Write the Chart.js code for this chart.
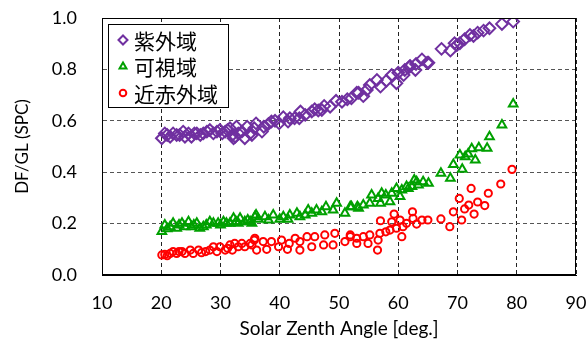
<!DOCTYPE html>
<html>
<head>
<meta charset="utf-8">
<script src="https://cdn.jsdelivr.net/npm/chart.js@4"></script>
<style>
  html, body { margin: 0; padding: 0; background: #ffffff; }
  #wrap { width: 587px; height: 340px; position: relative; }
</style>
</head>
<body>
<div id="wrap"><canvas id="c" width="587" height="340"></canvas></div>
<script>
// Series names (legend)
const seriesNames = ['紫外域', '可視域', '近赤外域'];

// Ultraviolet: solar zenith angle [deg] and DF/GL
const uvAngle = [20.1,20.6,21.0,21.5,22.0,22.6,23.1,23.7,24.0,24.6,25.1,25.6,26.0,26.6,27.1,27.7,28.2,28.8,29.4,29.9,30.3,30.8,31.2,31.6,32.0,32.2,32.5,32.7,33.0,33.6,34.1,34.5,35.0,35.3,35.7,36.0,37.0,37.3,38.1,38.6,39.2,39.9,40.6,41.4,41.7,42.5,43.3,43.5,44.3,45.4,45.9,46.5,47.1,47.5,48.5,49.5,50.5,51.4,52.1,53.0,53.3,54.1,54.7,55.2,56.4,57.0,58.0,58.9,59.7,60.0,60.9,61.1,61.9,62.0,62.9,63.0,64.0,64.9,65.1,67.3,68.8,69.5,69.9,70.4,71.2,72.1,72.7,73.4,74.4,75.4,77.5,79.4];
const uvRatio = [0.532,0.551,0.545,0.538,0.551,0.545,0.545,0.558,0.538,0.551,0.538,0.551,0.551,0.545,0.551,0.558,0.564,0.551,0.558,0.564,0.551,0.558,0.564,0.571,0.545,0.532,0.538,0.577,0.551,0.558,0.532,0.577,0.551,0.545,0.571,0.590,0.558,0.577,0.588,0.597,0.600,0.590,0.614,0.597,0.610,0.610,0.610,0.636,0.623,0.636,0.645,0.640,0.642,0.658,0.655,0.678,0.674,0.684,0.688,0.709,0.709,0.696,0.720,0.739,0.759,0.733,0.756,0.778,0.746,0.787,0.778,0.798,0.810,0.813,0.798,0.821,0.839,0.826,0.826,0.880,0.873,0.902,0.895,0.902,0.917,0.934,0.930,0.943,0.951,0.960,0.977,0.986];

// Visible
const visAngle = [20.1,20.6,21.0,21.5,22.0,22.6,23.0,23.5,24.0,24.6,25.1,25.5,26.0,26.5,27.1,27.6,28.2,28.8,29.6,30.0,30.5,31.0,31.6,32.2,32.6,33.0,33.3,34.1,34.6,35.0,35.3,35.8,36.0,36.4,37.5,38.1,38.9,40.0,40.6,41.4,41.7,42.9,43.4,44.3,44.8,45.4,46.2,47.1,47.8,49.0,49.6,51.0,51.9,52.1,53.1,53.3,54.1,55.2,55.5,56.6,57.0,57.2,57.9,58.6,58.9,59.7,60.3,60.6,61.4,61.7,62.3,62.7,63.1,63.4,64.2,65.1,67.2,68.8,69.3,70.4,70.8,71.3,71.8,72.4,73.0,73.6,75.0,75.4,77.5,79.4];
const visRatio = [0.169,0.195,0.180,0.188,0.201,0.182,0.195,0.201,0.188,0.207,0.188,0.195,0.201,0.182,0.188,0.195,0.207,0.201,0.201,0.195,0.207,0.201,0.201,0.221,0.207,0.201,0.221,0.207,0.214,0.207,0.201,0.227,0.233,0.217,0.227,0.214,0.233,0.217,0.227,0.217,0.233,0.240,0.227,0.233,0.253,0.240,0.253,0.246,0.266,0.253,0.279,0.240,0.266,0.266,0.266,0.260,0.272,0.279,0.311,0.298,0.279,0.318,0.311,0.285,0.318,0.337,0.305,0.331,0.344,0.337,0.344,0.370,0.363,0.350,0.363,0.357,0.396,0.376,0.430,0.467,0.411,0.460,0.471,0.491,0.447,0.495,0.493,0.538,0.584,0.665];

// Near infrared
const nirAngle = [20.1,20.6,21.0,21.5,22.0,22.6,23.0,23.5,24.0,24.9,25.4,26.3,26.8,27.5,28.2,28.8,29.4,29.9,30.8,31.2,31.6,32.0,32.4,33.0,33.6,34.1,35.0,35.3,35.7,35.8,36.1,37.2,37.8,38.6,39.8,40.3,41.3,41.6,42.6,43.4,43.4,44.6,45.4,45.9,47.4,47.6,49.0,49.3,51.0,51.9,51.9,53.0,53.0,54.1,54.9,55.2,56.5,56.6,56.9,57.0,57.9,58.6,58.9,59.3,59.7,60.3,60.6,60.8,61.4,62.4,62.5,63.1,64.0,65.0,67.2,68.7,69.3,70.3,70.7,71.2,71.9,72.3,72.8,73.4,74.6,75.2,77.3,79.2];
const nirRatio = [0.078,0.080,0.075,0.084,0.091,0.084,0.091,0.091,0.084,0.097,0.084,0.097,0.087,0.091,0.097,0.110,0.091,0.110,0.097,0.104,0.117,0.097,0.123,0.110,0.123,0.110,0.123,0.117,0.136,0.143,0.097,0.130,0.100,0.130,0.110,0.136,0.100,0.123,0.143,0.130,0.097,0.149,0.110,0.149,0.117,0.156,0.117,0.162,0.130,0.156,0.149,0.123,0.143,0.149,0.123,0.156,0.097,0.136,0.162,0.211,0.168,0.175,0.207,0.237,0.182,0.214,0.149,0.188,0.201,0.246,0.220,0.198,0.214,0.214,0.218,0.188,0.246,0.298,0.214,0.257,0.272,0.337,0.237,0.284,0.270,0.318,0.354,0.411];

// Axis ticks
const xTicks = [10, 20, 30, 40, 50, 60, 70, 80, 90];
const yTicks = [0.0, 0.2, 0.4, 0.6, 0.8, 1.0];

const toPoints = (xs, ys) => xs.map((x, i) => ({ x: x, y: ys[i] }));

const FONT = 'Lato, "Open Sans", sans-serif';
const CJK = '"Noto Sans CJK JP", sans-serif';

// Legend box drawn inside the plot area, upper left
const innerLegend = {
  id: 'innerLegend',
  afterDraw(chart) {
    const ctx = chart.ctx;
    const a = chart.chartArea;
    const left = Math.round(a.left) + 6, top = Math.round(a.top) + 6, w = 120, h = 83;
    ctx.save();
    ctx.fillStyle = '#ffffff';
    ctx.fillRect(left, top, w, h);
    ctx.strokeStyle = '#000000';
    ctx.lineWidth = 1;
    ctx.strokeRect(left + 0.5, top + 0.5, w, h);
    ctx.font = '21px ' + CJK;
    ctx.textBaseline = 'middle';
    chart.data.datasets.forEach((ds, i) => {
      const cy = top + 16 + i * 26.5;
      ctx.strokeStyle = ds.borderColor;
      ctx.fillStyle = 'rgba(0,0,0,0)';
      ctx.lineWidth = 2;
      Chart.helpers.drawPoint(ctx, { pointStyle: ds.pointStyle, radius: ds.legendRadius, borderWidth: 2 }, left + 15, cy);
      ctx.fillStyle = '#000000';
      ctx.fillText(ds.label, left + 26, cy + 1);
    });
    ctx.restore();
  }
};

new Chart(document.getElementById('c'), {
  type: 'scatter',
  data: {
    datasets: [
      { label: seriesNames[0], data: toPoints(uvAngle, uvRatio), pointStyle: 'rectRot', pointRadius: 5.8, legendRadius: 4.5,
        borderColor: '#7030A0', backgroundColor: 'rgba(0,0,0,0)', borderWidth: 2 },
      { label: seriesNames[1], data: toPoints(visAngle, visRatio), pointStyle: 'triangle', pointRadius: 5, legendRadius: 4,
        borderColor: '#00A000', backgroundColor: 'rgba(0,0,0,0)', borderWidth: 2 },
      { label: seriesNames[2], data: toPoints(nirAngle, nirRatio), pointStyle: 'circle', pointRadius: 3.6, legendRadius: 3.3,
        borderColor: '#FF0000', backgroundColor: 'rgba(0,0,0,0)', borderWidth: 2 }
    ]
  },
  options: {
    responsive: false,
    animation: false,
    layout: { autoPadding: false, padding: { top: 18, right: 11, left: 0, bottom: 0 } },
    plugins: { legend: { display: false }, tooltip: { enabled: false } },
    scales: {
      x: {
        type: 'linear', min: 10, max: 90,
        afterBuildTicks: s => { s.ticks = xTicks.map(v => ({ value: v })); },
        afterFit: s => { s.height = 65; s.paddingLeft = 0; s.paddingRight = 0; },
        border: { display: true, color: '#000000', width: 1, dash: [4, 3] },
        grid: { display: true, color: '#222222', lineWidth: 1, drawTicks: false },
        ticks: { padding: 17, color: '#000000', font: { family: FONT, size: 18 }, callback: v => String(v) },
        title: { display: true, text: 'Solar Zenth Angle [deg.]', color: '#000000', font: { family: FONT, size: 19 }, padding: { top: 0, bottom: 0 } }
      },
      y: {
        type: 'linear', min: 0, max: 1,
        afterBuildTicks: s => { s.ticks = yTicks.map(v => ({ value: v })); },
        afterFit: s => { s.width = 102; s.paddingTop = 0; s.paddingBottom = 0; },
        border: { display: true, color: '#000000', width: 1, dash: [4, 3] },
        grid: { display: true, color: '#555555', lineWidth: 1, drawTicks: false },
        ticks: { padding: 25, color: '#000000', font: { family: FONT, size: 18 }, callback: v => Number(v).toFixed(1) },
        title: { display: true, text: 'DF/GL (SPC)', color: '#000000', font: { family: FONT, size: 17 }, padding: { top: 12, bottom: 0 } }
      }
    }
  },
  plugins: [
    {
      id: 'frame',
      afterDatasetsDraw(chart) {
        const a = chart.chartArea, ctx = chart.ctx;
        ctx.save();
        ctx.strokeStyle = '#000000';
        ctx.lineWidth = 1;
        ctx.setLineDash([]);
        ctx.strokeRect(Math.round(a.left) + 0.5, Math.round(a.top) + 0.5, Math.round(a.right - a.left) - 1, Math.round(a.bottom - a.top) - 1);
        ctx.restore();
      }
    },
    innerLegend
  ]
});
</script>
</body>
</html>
========
Go from the first line of the data above to the line containing "const seriesNames = ['紫外域', '可視域', '近赤外域'];" and retype exactly those lines, both included, but none of the pictures.

→ Answer to the problem:
Write the Chart.js code for this chart.
<!DOCTYPE html>
<html>
<head>
<meta charset="utf-8">
<script src="https://cdn.jsdelivr.net/npm/chart.js@4"></script>
<style>
  html, body { margin: 0; padding: 0; background: #ffffff; }
  #wrap { width: 587px; height: 340px; position: relative; }
</style>
</head>
<body>
<div id="wrap"><canvas id="c" width="587" height="340"></canvas></div>
<script>
// Series names (legend)
const seriesNames = ['紫外域', '可視域', '近赤外域'];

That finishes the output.